Several major platform vendors and business-critical application providers
have begun to make formal announcements about their intent to support
Microsoft's Wolfpack clustering initiative (for information on this initiative,
see Joel Sloss, "Wolfpack Beta 2," June 1997). As a result, many
systems administrators and designers are in a panic over planning for the
orderly introduction of this new technology. Much of this planning will focus on
load distribution and failover scenarios for key applications. Although many
administrators and designers see storage planning and data management as minor
components of the overall process, these factors are key to the success or
failure of a clustering implementation.
As of this writing, Microsoft plans to formally announce Wolfpack's
availability this summer. Several of the early adopter partners such as Compaq
Computer, Digital Equipment, HP, IBM, NCR, and Tandem and other platform
partners such as Amdahl, Siemens-Nixdorf, and Stratus will make available a
broad range of Microsoft-certified clustering configurations. At the same time,
cluster-aware versions of business-critical applications such as Oracle Parallel
Server, SAP R/3, the Microsoft BackOffice Suite, and Computer Associates (CA)
Unicenter TNG will complement these hardware announcements. These partnering
forces will combine to quickly move this technology into the enterprise. During
this time, many MIS executives will face a lot of marketing hype that oversells
the ease of integrating these clustering solutions. Systems administrators faced
with this situation need to realistically look at integrating clustering storage
and data management components (for information about why you would need to
implement a clustering solution, see Mark Smith, "Clusters for Everyone,"
June 1997).
Storage Pragmatics and Challenges
Each vendor that supports Wolfpack will offer a slightly different solution;
therefore, you need to consider some common storage issues across the board. One
key issue is the need to establish a storage hierarchy and a backup and fault
recovery plan early on.
In establishing this storage hierarchy, you take a different approach from
the one you typically take with Hierarchical Storage Management (HSM). Instead
of focusing on classes of service (i.e., cache/SSD, online, nearline, offline)

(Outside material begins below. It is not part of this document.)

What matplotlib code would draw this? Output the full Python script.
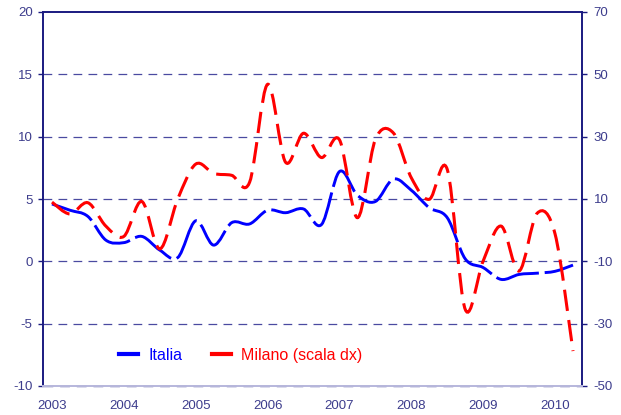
import numpy as np
import matplotlib.pyplot as plt
from matplotlib.path import Path
from matplotlib.patches import PathPatch
from matplotlib.lines import Line2D

plt.rcParams['font.family'] = ['Liberation Sans', 'DejaVu Sans']
plt.rcParams['axes.unicode_minus'] = False

# Quarterly data, 2003Q1 - 2010Q2
years = ['2003', '2004', '2005', '2006', '2007', '2008', '2009', '2010']
quarters = np.arange(30)

# Italia (left scale)
italia = [4.6, 4.1, 3.6, 1.7, 1.5, 2.0, 0.9, 0.3,
          3.25, 1.3, 3.1, 3.0, 4.1, 3.9, 4.2, 2.95,
          7.2, 5.3, 4.8, 6.6, 5.7, 4.3, 3.5, 0.2,
          -0.5, -1.45, -1.05, -0.95, -0.8, -0.3]

# Milano (right scale)
milano = [9.0, 5.2, 8.8, 1.3, -2.0, 9.2, -6.0, 10.0,
          21.2, 18.2, 17.6, 15.4, 46.8, 21.8, 31.1, 23.3,
          29.0, 4.0, 29.1, 31.2, 16.8, 9.9, 19.5, -25.4,
          -9.9, 1.3, -13.1, 5.4, -1.2, -38.8]

navy = '#1a1a80'
label_col = '#3c3c8c'
grid_col = '#4a4aa0'


# Smoothed line (cubic bezier through the points, like a spreadsheet "smoothed line")
def smooth_path(x, y):
    x = np.asarray(x, float)
    y = np.asarray(y, float)
    n = len(x)
    verts = [(x[0], y[0])]
    codes = [Path.MOVETO]
    for i in range(n - 1):
        xp, yp = (x[i - 1], y[i - 1]) if i > 0 else (x[i], y[i])
        xn, yn = (x[i + 2], y[i + 2]) if i + 2 < n else (x[i + 1], y[i + 1])
        c1 = (x[i] + (x[i + 1] - xp) / 6, y[i] + (y[i + 1] - yp) / 6)
        c2 = (x[i + 1] - (xn - x[i]) / 6, y[i + 1] - (yn - y[i]) / 6)
        verts += [c1, c2, (x[i + 1], y[i + 1])]
        codes += [Path.CURVE4] * 3
    return Path(verts, codes)


fig = plt.figure(figsize=(6.21, 4.15), dpi=100)
ax = fig.add_axes([43 / 621, 1 - 386 / 415, (582 - 43) / 621, (386 - 12) / 415])
ax2 = ax.twinx()

ax.set_xlim(-0.5, 29.5)
ax.set_ylim(-10, 20)
ax2.set_ylim(-50, 70)

# Grid
for v in [-5, 0, 5, 10, 15]:
    ax.axhline(v, color=grid_col, lw=0.9, dashes=(7, 5), zorder=1)
# bottom line: dashed over a faint solid spine
ax.axhline(-10, color=grid_col, lw=1.0, dashes=(7, 5), zorder=4, clip_on=False)

ax.add_patch(PathPatch(smooth_path(quarters, italia), fill=False,
                       edgecolor='#0000ff', lw=2.1, linestyle=(0, (15, 2)),
                       capstyle='butt', zorder=3))
ax2.add_patch(PathPatch(smooth_path(quarters, milano), fill=False,
                        edgecolor='#ff0000', lw=2.2, linestyle=(0, (7, 3)),
                        capstyle='butt', zorder=3))

# Axes styling
ax.set_xticks(quarters[::4])
ax.set_xticklabels(years)
ax.set_yticks(np.arange(-10, 21, 5))
ax2.set_yticks(np.arange(-50, 71, 20))

ax.tick_params(axis='x', length=0, pad=10, labelsize=9.5, labelcolor=label_col)
ax.tick_params(axis='y', length=3.5, width=1, color=navy, pad=4,
               labelsize=9.5, labelcolor=label_col)
ax2.tick_params(axis='y', length=3.5, width=1, color=navy, pad=5,
                labelsize=9.5, labelcolor=label_col)

for a in (ax, ax2):
    for s in ['left', 'right', 'top']:
        a.spines[s].set_color(navy)
        a.spines[s].set_linewidth(1.2)
    a.spines['bottom'].set_color('#b8b8dc')
    a.spines['bottom'].set_linewidth(1.4)

# Legend
handles = [Line2D([], [], color='#0000ff', lw=3),
           Line2D([], [], color='#ff0000', lw=3)]
leg = ax2.legend(handles, ['Italia', 'Milano (scala dx)'], ncol=2, frameon=False,
                 fontsize=11.5, handlelength=1.15, handletextpad=0.65,
                 columnspacing=1.9, loc='center left',
                 bbox_to_anchor=(105 / 621, 1 - 355 / 415),
                 bbox_transform=fig.transFigure)
for t, c in zip(leg.get_texts(), ['#0000ff', '#ff0000']):
    t.set_color(c)

fig.savefig('out.png', dpi=100)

and the use of various storage devices (e.g., disk, tape, optical) to provide
these classes, you need to focus on segregating SCSI disk storage devices and
subsystems depending on whether they are server, Wolfpack, or application
driven. With application-driven requirements, you also need to determine whether
your disk requirements are for raw or formatted (NTFS) drives (raw for Oracle
Parallel Server and other business-critical applications that manage their own
disk space, and formatted for all other applications). You can then apply
optional data protection and availability schemes (i.e., RAID, disk mirroring)

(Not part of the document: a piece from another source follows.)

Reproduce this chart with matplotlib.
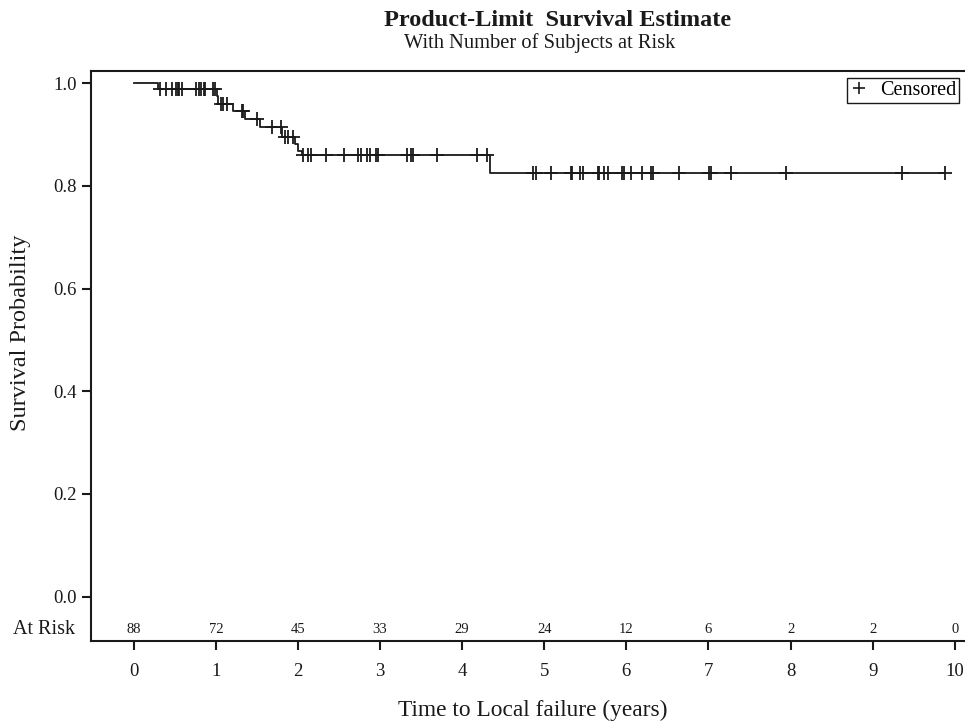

to these hierarchies as you see fit.
Storage Requirements
Microsoft built Wolfpack Release 1 so that both servers in a Wolfpack pair
operate in an active/active mode (for definitions of such terms, see "Clustering
Terms and Technologies," June 1997). As a result, each server will support
different sets of applications, day-to-day workloads, and licensed copies of
applications from the other server in case one server fails over. This
configuration requires that you prepare a worst-case approach to plan for RAM,
cache, and disk capacity on each server and storage subsystem.
You also need to analyze which protection or availability scheme works best
for each server and storage subsystem. No one scheme is universal, so you must
plan for some type of partitioning or multiple storage device or subsystem.
In addition to these concerns, you must be aware that Wolfpack relies on a
quorum drive (a dedicated drive--or spindle--that both servers share to store
and retrieve quorum resource log information). It can be a single point of
failure: If this drive crashes or becomes corrupt, Wolfpack loses all its
housekeeping information and neither failover nor failback can occur. At a
minimum, you must provide hardware mirroring on this drive or consider
backup-on-the-fly, 24-hour-per-day protection.